#### DO THIS:
Shown below is a listing with pictures; reproduce exactly, and only, the lines between the ones containing "Generate a Python" and "yticks = [0,50,100,150,200,250,300,350]", inclusive, leaving the pictures out.

#### RECORDS PROVIDED:

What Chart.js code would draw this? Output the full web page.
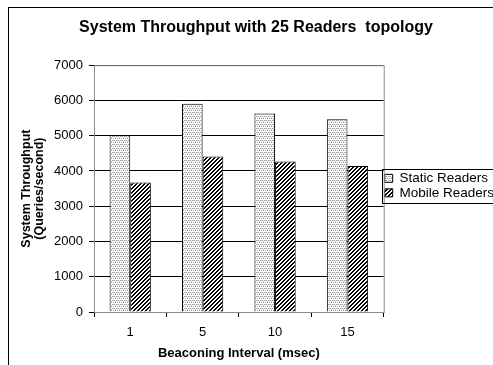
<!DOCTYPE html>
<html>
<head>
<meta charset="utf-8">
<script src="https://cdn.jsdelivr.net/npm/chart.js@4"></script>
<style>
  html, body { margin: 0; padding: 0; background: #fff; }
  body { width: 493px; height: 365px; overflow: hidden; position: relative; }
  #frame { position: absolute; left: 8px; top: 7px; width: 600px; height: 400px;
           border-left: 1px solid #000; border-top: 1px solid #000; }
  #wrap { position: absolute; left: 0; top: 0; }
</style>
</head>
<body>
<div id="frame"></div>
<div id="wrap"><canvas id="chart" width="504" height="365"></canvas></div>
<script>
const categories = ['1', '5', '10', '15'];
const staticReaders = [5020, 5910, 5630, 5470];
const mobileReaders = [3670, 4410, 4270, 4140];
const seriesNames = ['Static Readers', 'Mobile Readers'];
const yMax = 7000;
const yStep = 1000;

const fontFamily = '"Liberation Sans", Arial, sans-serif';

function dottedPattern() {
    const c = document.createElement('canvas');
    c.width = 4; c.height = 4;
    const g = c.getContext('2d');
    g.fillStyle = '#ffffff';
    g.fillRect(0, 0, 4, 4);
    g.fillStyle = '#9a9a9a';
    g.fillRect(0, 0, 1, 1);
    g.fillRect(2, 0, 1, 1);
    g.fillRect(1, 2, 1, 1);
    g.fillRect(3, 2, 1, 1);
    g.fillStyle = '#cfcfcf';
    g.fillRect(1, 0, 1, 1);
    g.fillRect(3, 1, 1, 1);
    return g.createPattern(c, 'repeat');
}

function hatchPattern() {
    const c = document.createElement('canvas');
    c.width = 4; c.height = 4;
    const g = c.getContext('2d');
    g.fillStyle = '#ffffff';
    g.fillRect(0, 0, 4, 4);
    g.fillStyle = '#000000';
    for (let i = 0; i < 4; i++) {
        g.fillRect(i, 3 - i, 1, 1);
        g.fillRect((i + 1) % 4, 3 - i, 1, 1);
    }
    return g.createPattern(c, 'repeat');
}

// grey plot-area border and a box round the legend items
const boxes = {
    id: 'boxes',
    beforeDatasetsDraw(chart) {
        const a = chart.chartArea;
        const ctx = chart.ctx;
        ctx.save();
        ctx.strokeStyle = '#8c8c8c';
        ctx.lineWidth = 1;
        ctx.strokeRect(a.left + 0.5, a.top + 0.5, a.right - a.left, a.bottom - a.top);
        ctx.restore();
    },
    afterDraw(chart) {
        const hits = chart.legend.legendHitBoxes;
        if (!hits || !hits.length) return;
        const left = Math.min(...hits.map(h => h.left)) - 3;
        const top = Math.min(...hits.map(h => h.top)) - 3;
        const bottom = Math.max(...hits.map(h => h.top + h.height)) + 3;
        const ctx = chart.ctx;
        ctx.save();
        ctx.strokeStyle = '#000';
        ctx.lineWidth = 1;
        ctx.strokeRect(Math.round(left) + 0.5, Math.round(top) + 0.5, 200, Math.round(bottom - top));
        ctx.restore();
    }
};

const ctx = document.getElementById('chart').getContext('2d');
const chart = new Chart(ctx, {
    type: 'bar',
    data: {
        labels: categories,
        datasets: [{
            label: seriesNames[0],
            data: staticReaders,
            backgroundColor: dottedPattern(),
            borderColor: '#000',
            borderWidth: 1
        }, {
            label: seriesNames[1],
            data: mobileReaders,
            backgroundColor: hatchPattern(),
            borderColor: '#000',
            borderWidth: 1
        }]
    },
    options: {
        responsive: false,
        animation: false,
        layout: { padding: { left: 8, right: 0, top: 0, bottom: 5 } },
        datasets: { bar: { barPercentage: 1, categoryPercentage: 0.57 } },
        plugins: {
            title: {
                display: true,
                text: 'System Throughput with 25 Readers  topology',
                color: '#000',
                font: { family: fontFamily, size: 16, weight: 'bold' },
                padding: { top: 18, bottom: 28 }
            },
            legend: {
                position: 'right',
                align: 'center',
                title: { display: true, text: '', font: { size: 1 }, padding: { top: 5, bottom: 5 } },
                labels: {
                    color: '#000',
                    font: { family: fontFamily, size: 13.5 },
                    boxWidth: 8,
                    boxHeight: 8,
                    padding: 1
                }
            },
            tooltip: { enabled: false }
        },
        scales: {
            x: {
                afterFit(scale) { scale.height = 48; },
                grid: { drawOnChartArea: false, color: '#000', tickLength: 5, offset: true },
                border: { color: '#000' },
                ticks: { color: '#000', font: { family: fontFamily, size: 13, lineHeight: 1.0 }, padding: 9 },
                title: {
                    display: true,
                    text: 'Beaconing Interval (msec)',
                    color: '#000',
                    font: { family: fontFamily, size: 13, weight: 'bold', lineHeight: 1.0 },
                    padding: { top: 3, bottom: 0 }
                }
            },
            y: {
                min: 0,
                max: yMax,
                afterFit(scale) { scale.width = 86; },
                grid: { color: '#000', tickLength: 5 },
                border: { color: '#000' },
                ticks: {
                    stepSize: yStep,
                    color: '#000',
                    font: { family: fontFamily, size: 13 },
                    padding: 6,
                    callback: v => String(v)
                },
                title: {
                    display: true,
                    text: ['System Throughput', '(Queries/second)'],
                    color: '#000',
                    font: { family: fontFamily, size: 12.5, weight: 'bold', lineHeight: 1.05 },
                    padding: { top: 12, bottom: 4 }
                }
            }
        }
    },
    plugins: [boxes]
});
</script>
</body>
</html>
* * *
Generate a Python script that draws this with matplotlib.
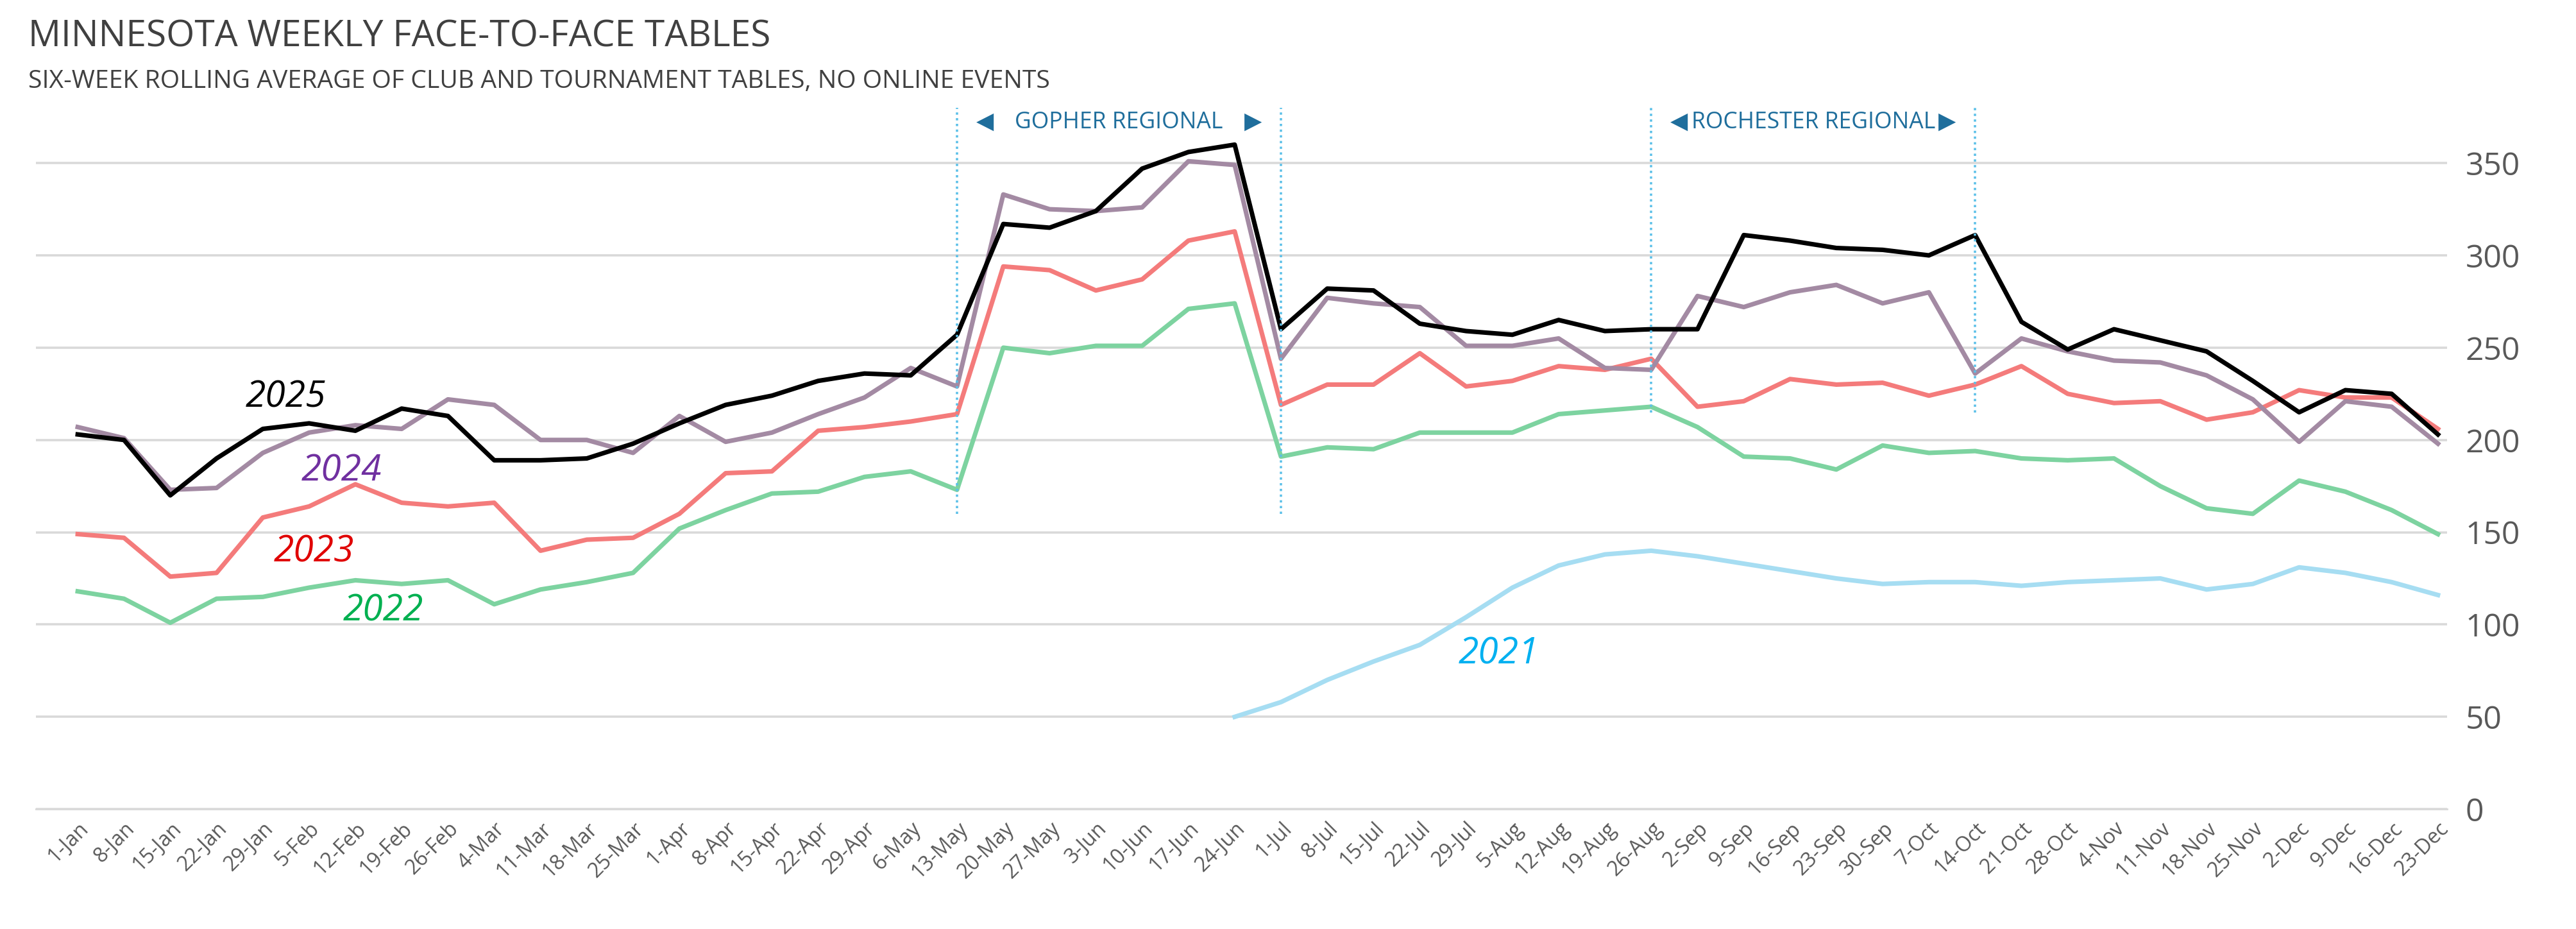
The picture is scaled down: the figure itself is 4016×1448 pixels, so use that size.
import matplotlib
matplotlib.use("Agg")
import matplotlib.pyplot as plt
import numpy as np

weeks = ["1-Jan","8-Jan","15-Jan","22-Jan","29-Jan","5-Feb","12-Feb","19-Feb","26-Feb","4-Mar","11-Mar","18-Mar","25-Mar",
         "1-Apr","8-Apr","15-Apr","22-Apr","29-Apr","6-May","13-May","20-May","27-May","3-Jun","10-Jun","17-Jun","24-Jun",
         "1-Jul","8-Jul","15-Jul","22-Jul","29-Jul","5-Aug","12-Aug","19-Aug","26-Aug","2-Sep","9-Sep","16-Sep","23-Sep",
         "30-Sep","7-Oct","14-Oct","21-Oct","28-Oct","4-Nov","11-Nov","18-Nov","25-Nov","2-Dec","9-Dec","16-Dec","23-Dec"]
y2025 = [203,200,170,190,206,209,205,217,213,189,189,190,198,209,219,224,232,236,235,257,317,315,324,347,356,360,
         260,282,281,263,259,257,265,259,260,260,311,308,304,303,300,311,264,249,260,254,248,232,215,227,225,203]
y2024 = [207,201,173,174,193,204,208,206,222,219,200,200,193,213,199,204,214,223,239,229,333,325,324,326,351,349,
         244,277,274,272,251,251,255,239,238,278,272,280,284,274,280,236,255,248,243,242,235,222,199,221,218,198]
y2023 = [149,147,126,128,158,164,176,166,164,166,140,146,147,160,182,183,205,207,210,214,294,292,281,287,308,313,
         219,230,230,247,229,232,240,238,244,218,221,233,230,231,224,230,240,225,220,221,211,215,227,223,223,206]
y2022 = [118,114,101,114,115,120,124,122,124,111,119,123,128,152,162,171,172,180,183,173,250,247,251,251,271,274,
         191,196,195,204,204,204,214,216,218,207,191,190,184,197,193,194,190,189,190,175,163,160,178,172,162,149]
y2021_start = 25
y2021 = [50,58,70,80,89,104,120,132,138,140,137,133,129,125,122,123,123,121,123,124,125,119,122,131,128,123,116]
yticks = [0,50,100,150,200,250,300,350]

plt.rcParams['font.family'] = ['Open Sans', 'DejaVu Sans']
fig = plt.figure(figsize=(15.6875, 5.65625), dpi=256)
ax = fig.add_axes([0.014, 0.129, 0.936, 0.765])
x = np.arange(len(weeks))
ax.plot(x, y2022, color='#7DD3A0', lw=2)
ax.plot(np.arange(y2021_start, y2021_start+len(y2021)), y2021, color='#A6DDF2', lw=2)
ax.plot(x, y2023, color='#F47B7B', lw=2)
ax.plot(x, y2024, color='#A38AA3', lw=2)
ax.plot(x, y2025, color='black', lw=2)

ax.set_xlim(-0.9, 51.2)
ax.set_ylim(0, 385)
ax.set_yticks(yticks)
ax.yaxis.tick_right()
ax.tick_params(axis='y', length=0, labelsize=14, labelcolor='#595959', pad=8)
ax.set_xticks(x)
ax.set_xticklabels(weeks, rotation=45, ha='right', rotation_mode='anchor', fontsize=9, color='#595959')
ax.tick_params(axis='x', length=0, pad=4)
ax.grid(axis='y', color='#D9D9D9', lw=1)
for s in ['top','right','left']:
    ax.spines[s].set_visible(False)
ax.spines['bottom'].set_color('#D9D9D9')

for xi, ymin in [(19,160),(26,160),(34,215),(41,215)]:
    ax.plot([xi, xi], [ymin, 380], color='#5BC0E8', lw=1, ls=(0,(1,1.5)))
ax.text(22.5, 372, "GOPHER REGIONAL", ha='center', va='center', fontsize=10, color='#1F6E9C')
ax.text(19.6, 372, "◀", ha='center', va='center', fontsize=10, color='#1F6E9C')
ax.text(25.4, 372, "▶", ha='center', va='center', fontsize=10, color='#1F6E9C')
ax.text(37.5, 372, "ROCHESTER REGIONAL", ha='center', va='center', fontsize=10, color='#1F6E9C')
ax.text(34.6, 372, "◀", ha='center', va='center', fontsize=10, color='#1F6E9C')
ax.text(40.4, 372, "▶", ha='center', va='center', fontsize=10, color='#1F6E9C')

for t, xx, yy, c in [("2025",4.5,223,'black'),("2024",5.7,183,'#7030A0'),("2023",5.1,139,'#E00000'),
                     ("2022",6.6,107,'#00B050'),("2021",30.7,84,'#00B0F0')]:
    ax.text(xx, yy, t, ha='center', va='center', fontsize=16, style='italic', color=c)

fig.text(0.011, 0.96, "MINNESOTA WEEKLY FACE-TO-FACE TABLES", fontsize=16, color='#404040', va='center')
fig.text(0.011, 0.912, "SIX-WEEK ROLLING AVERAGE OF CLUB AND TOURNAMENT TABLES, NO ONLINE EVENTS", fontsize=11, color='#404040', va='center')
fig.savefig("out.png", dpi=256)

#### RESULT FOR THIS TASK:
Generate a Python script that draws this with matplotlib.
The picture is scaled down: the figure itself is 4016×1448 pixels, so use that size.
import matplotlib
matplotlib.use("Agg")
import matplotlib.pyplot as plt
import numpy as np

weeks = ["1-Jan","8-Jan","15-Jan","22-Jan","29-Jan","5-Feb","12-Feb","19-Feb","26-Feb","4-Mar","11-Mar","18-Mar","25-Mar",
         "1-Apr","8-Apr","15-Apr","22-Apr","29-Apr","6-May","13-May","20-May","27-May","3-Jun","10-Jun","17-Jun","24-Jun",
         "1-Jul","8-Jul","15-Jul","22-Jul","29-Jul","5-Aug","12-Aug","19-Aug","26-Aug","2-Sep","9-Sep","16-Sep","23-Sep",
         "30-Sep","7-Oct","14-Oct","21-Oct","28-Oct","4-Nov","11-Nov","18-Nov","25-Nov","2-Dec","9-Dec","16-Dec","23-Dec"]
y2025 = [203,200,170,190,206,209,205,217,213,189,189,190,198,209,219,224,232,236,235,257,317,315,324,347,356,360,
         260,282,281,263,259,257,265,259,260,260,311,308,304,303,300,311,264,249,260,254,248,232,215,227,225,203]
y2024 = [207,201,173,174,193,204,208,206,222,219,200,200,193,213,199,204,214,223,239,229,333,325,324,326,351,349,
         244,277,274,272,251,251,255,239,238,278,272,280,284,274,280,236,255,248,243,242,235,222,199,221,218,198]
y2023 = [149,147,126,128,158,164,176,166,164,166,140,146,147,160,182,183,205,207,210,214,294,292,281,287,308,313,
         219,230,230,247,229,232,240,238,244,218,221,233,230,231,224,230,240,225,220,221,211,215,227,223,223,206]
y2022 = [118,114,101,114,115,120,124,122,124,111,119,123,128,152,162,171,172,180,183,173,250,247,251,251,271,274,
         191,196,195,204,204,204,214,216,218,207,191,190,184,197,193,194,190,189,190,175,163,160,178,172,162,149]
y2021_start = 25
y2021 = [50,58,70,80,89,104,120,132,138,140,137,133,129,125,122,123,123,121,123,124,125,119,122,131,128,123,116]
yticks = [0,50,100,150,200,250,300,350]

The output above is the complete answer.